Not long after the release of High On A Ridge Top, The Youngbloods split-up, with each band member embarking upon a solo career. This was just three years after The Youngbloods released their million selling single Get Together.
Most bands would’ve been keen to have built upon the momentum created by Get Together, and began work on a new studio album. However, it took The Youngbloods two years to release Good and Dusty which was the followup to Elephant Mountain.
By then, The Youngbloods had released two live albums Rock Festival and Ride The Wind. These weren’t the stopgap albums that many bands release between studio albums. Both Rock Festival and Ride The Wind showcase just how good a live band The Youngbloods were. Especially on Ride The Wind, where The Youngbloods improvise and reinvent six songs and take them in a new and sometimes unexpected directions. They become part of what’s one of what’s an oft-overlooked and hugely underrated live album.

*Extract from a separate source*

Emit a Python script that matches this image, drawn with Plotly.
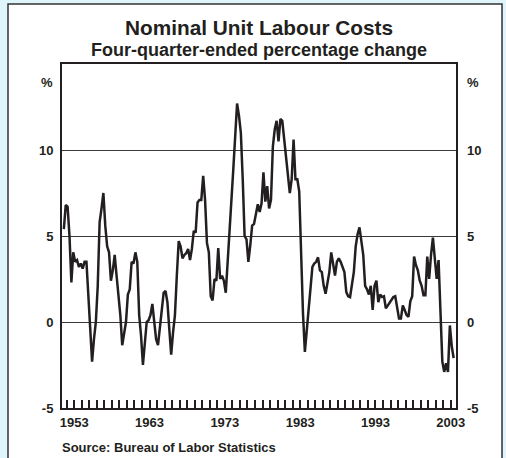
import plotly.graph_objects as go

# Four-quarter-ended percentage change in US nominal unit labour costs,
# quarterly, first observation Q4 1951
first_year = 1951
first_quarter = 4
ulc_change = [
    5.4,
    6.8, 6.7, 5.0, 2.3,
    4.05, 3.5, 3.6, 3.2,
    3.4, 3.1, 3.5, 3.5,
    1.4, -0.6, -2.3, -1.0,
    0.0, 2.1, 5.8, 6.6,
    7.5, 5.6, 4.4, 4.05,
    2.4, 3.0, 3.9, 2.7,
    1.5, 0.4, -1.35, -0.6,
    0.0, 1.6, 1.9, 3.5,
    3.4, 4.05, 3.5, 0.4,
    -0.8, -2.5, -1.2, 0.0,
    0.1, 0.4, 1.05, 0.0,
    -1.0, -1.35, -0.4, 0.8,
    1.7, 1.8, 1.15, -0.4,
    -1.9, -0.6, 0.4, 2.7,
    4.7, 4.4, 3.7, 3.9,
    4.0, 4.25, 3.6, 4.25,
    5.3, 5.2, 6.95, 7.1,
    7.1, 8.5, 7.1, 4.6,
    4.05, 1.5, 1.25, 2.5,
    2.4, 4.3, 2.5, 2.7,
    2.4, 1.7, 3.7, 5.8,
    7.1, 8.9, 10.8, 12.7,
    12.0, 11.0, 8.3, 5.0,
    4.8, 3.5, 4.45, 5.6,
    5.7, 6.2, 6.85, 6.4,
    6.9, 8.7, 7.0, 7.9,
    6.6, 7.1, 10.2, 11.2,
    11.7, 10.5, 11.8, 11.7,
    10.6, 9.3, 8.4, 7.5,
    8.3, 10.6, 8.3, 8.3,
    7.6, 4.0, 0.5, -1.74,
    -0.6, 0.8, 2.1, 3.2,
    3.4, 3.5, 3.76, 3.0,
    2.9, 2.1, 1.64, 2.4,
    2.9, 4.05, 3.3, 2.7,
    3.5, 3.7, 3.5, 3.2,
    2.9, 1.74, 1.5, 1.45,
    2.3, 2.9, 4.4, 5.1,
    5.5, 4.8, 3.9, 2.1,
    1.9, 1.6, 2.1, 0.7,
    2.1, 2.4, 1.15, 1.6,
    1.45, 1.5, 0.8, 0.95,
    1.1, 1.25, 1.45, 1.5,
    0.8, 0.2, 0.2, 0.96,
    0.7, 0.4, 0.3, 1.2,
    1.5, 3.8, 3.3, 3.0,
    2.4, 2.1, 1.55, 1.55,
    3.8, 2.5, 3.9, 4.9,
    3.7, 2.5, 3.6, 0.6,
    -2.3, -2.9, -2.4, -2.9,
    -0.2, -1.4, -2.1,
]

year_labels = [1953, 1963, 1973, 1983, 1993, 2003]
tick_years = list(range(1952, 2004))
y_ticks = [-5, 0, 5, 10]

# quarter positions on a decimal-year axis (plotted mid-period)
t0 = first_year + (first_quarter - 1) / 4 - 0.125
x_pos = [t0 + 0.25 * i for i in range(len(ulc_change))]

FONT = "Liberation Sans, Arial, Helvetica, sans-serif"
INK = "#231f20"
BG = "#e0f4fc"

# plot area geometry in pixels
W, H = 506, 458
L, R, T, B = 62, 50, 64, 50
PW, PH = W - L - R, H - T - B


def px(x):
    return (x - L) / PW


def py(y):
    return (H - B - y) / PH


fig = go.Figure()
fig.add_trace(go.Scatter(
    x=x_pos, y=ulc_change, mode="lines",
    line=dict(color=INK, width=2.5), showlegend=False, hoverinfo="skip",
))
fig.add_trace(go.Scatter(
    x=x_pos, y=ulc_change, mode="lines", yaxis="y2",
    line=dict(color="rgba(0,0,0,0)", width=0), showlegend=False,
    hoverinfo="skip",
))

tickfont = dict(family=FONT, size=13, color=INK, weight="bold")

fig.update_layout(
    width=W, height=H,
    margin=dict(l=L, r=R, t=T, b=B),
    paper_bgcolor=BG,
    plot_bgcolor="white",
    xaxis=dict(
        range=[1951.38, 2003.69],
        tickvals=tick_years,
        ticktext=[str(y) if y in year_labels else "" for y in tick_years],
        ticks="inside", ticklen=8, tickwidth=1.5, tickcolor=INK,
        showline=True, linecolor=INK, linewidth=2, mirror=True,
        showgrid=False, zeroline=False,
        tickfont=tickfont, ticklabelstandoff=1,
    ),
    yaxis=dict(
        range=[-5, 15], tickvals=y_ticks,
        ticktext=[str(v) for v in y_ticks],
        showgrid=True, gridcolor="#3a3a3a", gridwidth=1.2,
        showline=True, linecolor=INK, linewidth=2, mirror=True,
        ticks="", zeroline=False, tickfont=tickfont,
        ticklabelstandoff=4,
    ),
    yaxis2=dict(
        range=[-5, 15], tickvals=y_ticks,
        ticktext=[str(v) for v in y_ticks],
        overlaying="y", side="right", showgrid=False, showline=False,
        ticks="", zeroline=False, tickfont=tickfont,
        ticklabelstandoff=10,
    ),
    shapes=[dict(
        type="rect", xref="paper", yref="paper", layer="below",
        x0=px(8), x1=px(502), y0=py(470), y1=py(4),
        fillcolor="white", line=dict(color="#333333", width=1.5),
    )],
    annotations=[
        dict(text="Nominal Unit Labour Costs", x=0.5, y=py(27),
             xref="paper", yref="paper", showarrow=False,
             xanchor="center", yanchor="middle",
             font=dict(family=FONT, size=20.8, color=INK, weight="bold")),
        dict(text="Four-quarter-ended percentage change", x=0.5, y=py(50),
             xref="paper", yref="paper", showarrow=False,
             xanchor="center", yanchor="middle",
             font=dict(family=FONT, size=18, color=INK, weight="bold")),
        dict(text="%", x=px(55), y=py(82), xref="paper", yref="paper",
             showarrow=False, xanchor="right", yanchor="middle",
             font=tickfont),
        dict(text="%", x=px(465), y=py(82), xref="paper", yref="paper",
             showarrow=False, xanchor="left", yanchor="middle",
             font=tickfont),
        dict(text="Source: Bureau of Labor Statistics", x=px(60), y=py(447),
             xref="paper", yref="paper", showarrow=False,
             xanchor="left", yanchor="middle",
             font=dict(family=FONT, size=13, color=INK, weight="bold")),
    ],
)

fig.write_html(
    "out.html",
    config={"displayModeBar": False},
    post_script="document.body.style.margin='0';"
                "document.body.style.background='" + BG + "';",
)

It’s a similar case with Good and Dusty, which was The Youngbloods’ long-awaited fourth studio album. It features songs like That’s How Strong My Love Is, Circus Face, Good and Dusty and Light Shine which are hidden gems within The Youngbloods’ back-catalogue. These songs are a reminder of The Youngbloods who are an oft-overlooked group.
Most people know The Youngbloods’ million selling single Get Together. However, that’s just one chapter in the story of a band that released five studio albums and two live albums. Recently, BGO Records remastered and reissued The Youngbloods’ two live albums Rock Festival and Ride The Wind plus their fourth studio album Good and Dusty as a two CD set. This is the perfect opportunity to discover the delights of The Youngbloods, whose albums were released to widespread critical acclaim between 1967 and 1972, but sadly, never enjoyed the commercial success they so richly deserved. It’s only relatively recently that The Youngbloods’ music has started to find a wider, and much more appreciative audience. For The Youngbloods it’s a case of better late than never.
The Youngbloods-Rock Festival, Ride The Wind and Good and Dusty.